Without an autoencoder, training a fully connected model with a single hidden layer and three million neurons to connect four scalars to a megapixel image would involve roughly a trillion network parameters and a petabyte of storage for training on batches of 128 images (note that even if we use a single image per batch, we still need tens of terabytes), which is intractable for today’s computer power. The rule of thumb used for the previous calculation is that the neurons needed are $$2/3 \times$$ input size $$+$$ output size41. Furthermore, even in the hypothetical case that we can build this model, the prediction times associated would be impractical. Another possibility is to train a single model using one or more initial fully connected layers, followed by a reshaping layer that transforms the initial one-dimensional tensor into a two-dimensional tensor, and then one transposed convolutional layers (see Ahsan et al.17). We found out, however, that using multiple disconnected models instead gave us better performance while allowing for more flexibility because independent models can be improved separately without affecting the remaining architecture.

Results

Autoencoder vs.

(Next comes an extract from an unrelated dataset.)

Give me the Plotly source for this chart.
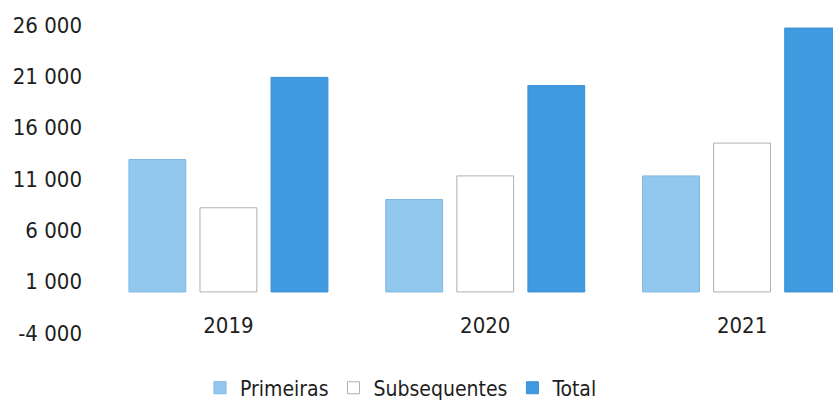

ABM reconstruction

This section compares the autoencoder reconstruction and the overall ABM prediction performance. The performance of the autoencoder, which is, in actuality, the decoder performance (the encoder only reduces the dimension), can only be equal to or better than the performance of the ABM (bottleneck model + corrector + decoder) because the later includes, besides the decoder error, the bottleneck model error plus the corrector error. Figure 4 shows the pixel-level Pearson correlation between truth and predicted images for 300 test cases. Note that the model has never seen test cases during training. Figure 4a shows the correlations between the autoencoder predictions and the corresponding ground truth images, while Fig. 4b shows the correlation between the ABM and the corresponding ground truth images. The figures show that the performance is good throughout the spatial domain, with almost all the pixels having correlations higher than 0.9, except for the smaller correlations near the lower-left and upper-right corners. The mean correlation value is larger than 0.8 in both figures. Observe that the correlations in Fig. 4b are lower than those in Fig. 4a as expected.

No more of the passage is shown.